------ Collected data ------

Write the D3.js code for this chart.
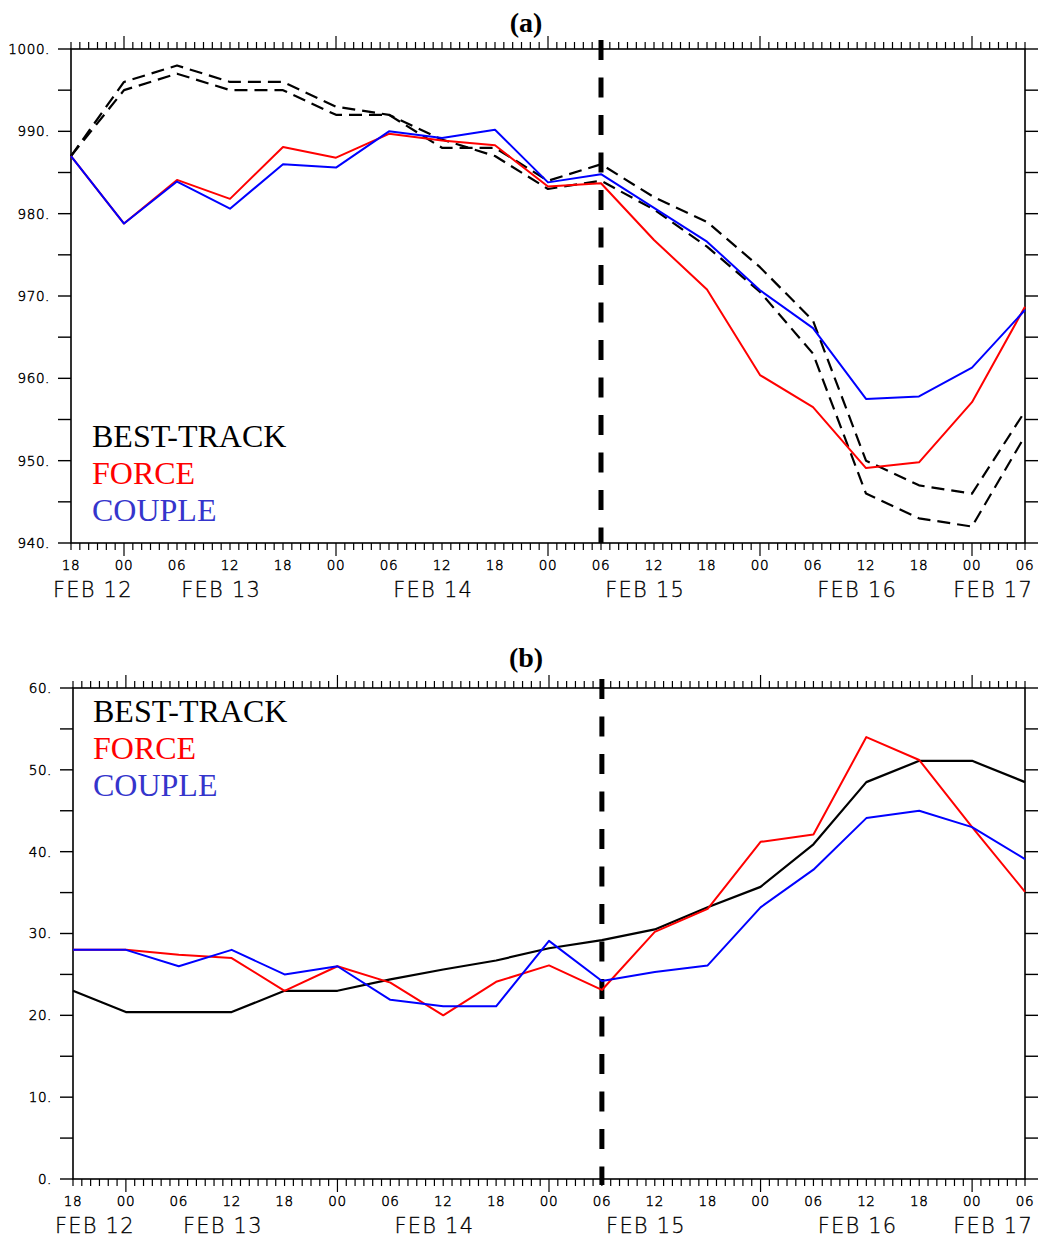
<!DOCTYPE html>
<html>
<head>
<meta charset="utf-8">
<script src="https://cdn.jsdelivr.net/npm/d3@7"></script>
<style>
  html, body { margin: 0; padding: 0; background: #fff; }
  svg { display: block; }
</style>
</head>
<body>
<script>
// ---------- data ----------
// hours after 18 UTC 12 Feb
const hours = [0, 6, 12, 18, 24, 30, 36, 42, 48, 54, 60, 66, 72, 78, 84, 90, 96, 102, 108];
const hourLabels = ["18","00","06","12","18","00","06","12","18","00","06","12","18","00","06","12","18","00","06"];
const dayLabels = ["FEB 12", "FEB 13", "FEB 14", "FEB 15", "FEB 16", "FEB 17"];
const dayStartHours = [-18, 6, 30, 54, 78, 102];
const splitHour = 60;

// (a) minimum sea-level pressure (hPa)
const pressureTrackLow  = [987, 996, 998, 996, 996, 993, 992, 989, 987, 983, 984, 980.5, 976, 970.5, 963, 946, 943, 942, 953];
const pressureTrackHigh = [987, 995, 997, 995, 995, 992, 992, 988, 988, 984, 986, 982, 979, 973.5, 967, 950, 947, 946, 956];
const pressureForce  = [987, 978.8, 984.1, 981.8, 988.1, 986.8, 989.7, 988.9, 988.3, 983.3, 983.7, 976.8, 970.8, 960.4, 956.5, 949.1, 949.8, 957.1, 968.7];
const pressureCouple = [987, 978.8, 983.9, 980.6, 986.0, 985.6, 990.0, 989.2, 990.2, 983.8, 984.8, 980.7, 976.6, 970.7, 966.1, 957.5, 957.8, 961.3, 968.3];
const pressureTicks = [940, 950, 960, 970, 980, 990, 1000];
const pressureMinor = [940, 945, 950, 955, 960, 965, 970, 975, 980, 985, 990, 995, 1000];

// (b) maximum wind speed (m/s)
const windTrack  = [23.0, 20.4, 20.4, 20.4, 23.0, 23.0, 24.4, 25.6, 26.7, 28.2, 29.2, 30.5, 33.2, 35.7, 40.9, 48.5, 51.1, 51.1, 48.5];
const windForce  = [28.0, 28.0, 27.4, 27.0, 23.0, 26.0, 24.0, 20.0, 24.1, 26.1, 23.1, 30.2, 33.0, 41.2, 42.1, 54.0, 51.2, 43.0, 35.1];
const windCouple = [28.0, 28.0, 26.0, 28.0, 25.0, 26.0, 21.9, 21.1, 21.1, 29.1, 24.2, 25.3, 26.1, 33.2, 37.8, 44.1, 45.0, 43.0, 39.1];
const windTicks = [0, 10, 20, 30, 40, 50, 60];
const windMinor = [0, 5, 10, 15, 20, 25, 30, 35, 40, 45, 50, 55, 60];

const legendNames = ["BEST-TRACK", "FORCE", "COUPLE"];
const legendColors = ["#000000", "#ff0000", "#3535cc"];

// ---------- drawing ----------
const W = 1038, H = 1238;
const svg = d3.select("body").append("svg").attr("width", W).attr("height", H);

const tickFont = "'DejaVu Sans', sans-serif";

function panel(opts) {
  const g = svg.append("g");
  const x = d3.scaleLinear().domain([0, 108]).range([opts.left, opts.right]);
  const y = d3.scaleLinear().domain(opts.yDomain).range([opts.bottom, opts.top]);

  // frame
  g.append("rect").attr("x", opts.left).attr("y", opts.top)
    .attr("width", opts.right - opts.left).attr("height", opts.bottom - opts.top)
    .attr("fill", "none").attr("stroke", "#000").attr("stroke-width", 1.6);

  // hourly ticks top & bottom
  const hourly = d3.range(0, 109, 1);
  const dayTicks = dayStartHours.filter(h => h >= 0 && h <= 108);
  g.selectAll(".tb").data(hourly).join("line")
    .attr("x1", d => x(d)).attr("x2", d => x(d))
    .attr("y1", opts.bottom).attr("y2", d => opts.bottom + (dayTicks.includes(d) ? 13 : 7))
    .attr("stroke", "#000").attr("stroke-width", 1.2);
  g.selectAll(".tt").data(hourly).join("line")
    .attr("x1", d => x(d)).attr("x2", d => x(d))
    .attr("y1", opts.top).attr("y2", d => opts.top - (dayTicks.includes(d) ? 13 : 7))
    .attr("stroke", "#000").attr("stroke-width", 1.2);

  // y ticks left & right
  g.selectAll(".yl").data(opts.minor).join("line")
    .attr("x1", opts.left - 13).attr("x2", opts.left)
    .attr("y1", d => y(d)).attr("y2", d => y(d))
    .attr("stroke", "#000").attr("stroke-width", 1.4);
  g.selectAll(".yr").data(opts.minor).join("line")
    .attr("x1", opts.right).attr("x2", opts.right + 13)
    .attr("y1", d => y(d)).attr("y2", d => y(d))
    .attr("stroke", "#000").attr("stroke-width", 1.4);

  // y labels
  g.selectAll(".ylab").data(opts.ticks).join("text")
    .attr("x", opts.left - 21).attr("y", d => y(d))
    .attr("dy", "0.36em")
    .attr("text-anchor", "end")
    .attr("font-family", tickFont).attr("font-size", 13.5).attr("font-weight", 200)
    .attr("fill", "#000").attr("stroke", "#000").attr("stroke-width", 0.45)
    .attr("letter-spacing", 0.6)
    .text(d => d + ".");

  // x labels
  g.selectAll(".xlab").data(hours).join("text")
    .attr("x", (d) => x(d)).attr("y", opts.bottom + 27)
    .attr("text-anchor", "middle")
    .attr("font-family", tickFont).attr("font-size", 13.5).attr("font-weight", 200)
    .attr("fill", "#000").attr("stroke", "#000").attr("stroke-width", 0.45)
    .attr("letter-spacing", 0.6)
    .text((d, i) => hourLabels[i]);

  // date labels
  dayLabels.forEach((lab, i) => {
    const t = g.append("text")
      .attr("y", opts.bottom + 54)
      .attr("font-family", tickFont).attr("font-size", 21).attr("font-weight", 200)
      .attr("fill", "#000").attr("stroke", "#000").attr("stroke-width", 0.3)
      .attr("letter-spacing", 1.2)
      .text(lab);
    const w = t.node().getComputedTextLength();
    let cx = x(dayStartHours[i] + 11);
    let lx = cx - w / 2;
    lx = Math.max(lx, opts.left - 18);
    lx = Math.min(lx, opts.right + 8 - w);
    t.attr("x", lx);
  });

  // vertical dashed line
  g.append("line")
    .attr("x1", x(splitHour)).attr("x2", x(splitHour))
    .attr("y1", opts.top - 9).attr("y2", opts.bottom + opts.vExtra)
    .attr("stroke", "#000").attr("stroke-width", 5)
    .attr("stroke-dasharray", "20,17.5");

  // series
  const line = d3.line().x((d, i) => x(hours[i])).y(d => y(d));
  opts.series.forEach(s => {
    g.append("path").datum(s.values)
      .attr("d", line)
      .attr("fill", "none")
      .attr("stroke", s.color)
      .attr("stroke-width", s.width)
      .attr("stroke-linejoin", "round")
      .attr("stroke-dasharray", s.dash || null);
  });

  // title
  g.append("text")
    .attr("x", 526).attr("y", opts.titleY)
    .attr("text-anchor", "middle")
    .attr("font-family", "'Liberation Serif', 'Times New Roman', serif")
    .attr("font-weight", "bold").attr("font-size", 28)
    .text(opts.title);

  // legend
  legendNames.forEach((n, i) => {
    g.append("text")
      .attr("x", opts.legendX).attr("y", opts.legendY + i * 37)
      .attr("font-family", "'Liberation Serif', 'Times New Roman', serif")
      .attr("font-size", 32)
      .attr("fill", legendColors[i])
      .text(n);
  });
}

panel({
  left: 71, right: 1025, top: 49, bottom: 543,
  yDomain: [940, 1000], ticks: pressureTicks, minor: pressureMinor,
  title: "(a)", titleY: 32, vExtra: 0,
  legendX: 92, legendY: 447,
  series: [
    { values: pressureTrackLow,  color: "#000", width: 2.2, dash: "13,7" },
    { values: pressureTrackHigh, color: "#000", width: 2.2, dash: "13,7" },
    { values: pressureForce,  color: "#ff0000", width: 2 },
    { values: pressureCouple, color: "#0000ff", width: 2 }
  ]
});

panel({
  left: 73, right: 1025, top: 688, bottom: 1179,
  yDomain: [0, 60], ticks: windTicks, minor: windMinor,
  title: "(b)", titleY: 667, vExtra: 6,
  legendX: 93, legendY: 722,
  series: [
    { values: windTrack,  color: "#000", width: 2.2 },
    { values: windForce,  color: "#ff0000", width: 2 },
    { values: windCouple, color: "#0000ff", width: 2 }
  ]
});
</script>
</body>
</html>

------

> **The problem**
Reproduce the data above word for word from its first line through the line that holds "const splitHour = 60;", both ends included; skip pictures.

> **Answer to the task**
Write the D3.js code for this chart.
<!DOCTYPE html>
<html>
<head>
<meta charset="utf-8">
<script src="https://cdn.jsdelivr.net/npm/d3@7"></script>
<style>
  html, body { margin: 0; padding: 0; background: #fff; }
  svg { display: block; }
</style>
</head>
<body>
<script>
// ---------- data ----------
// hours after 18 UTC 12 Feb
const hours = [0, 6, 12, 18, 24, 30, 36, 42, 48, 54, 60, 66, 72, 78, 84, 90, 96, 102, 108];
const hourLabels = ["18","00","06","12","18","00","06","12","18","00","06","12","18","00","06","12","18","00","06"];
const dayLabels = ["FEB 12", "FEB 13", "FEB 14", "FEB 15", "FEB 16", "FEB 17"];
const dayStartHours = [-18, 6, 30, 54, 78, 102];
const splitHour = 60;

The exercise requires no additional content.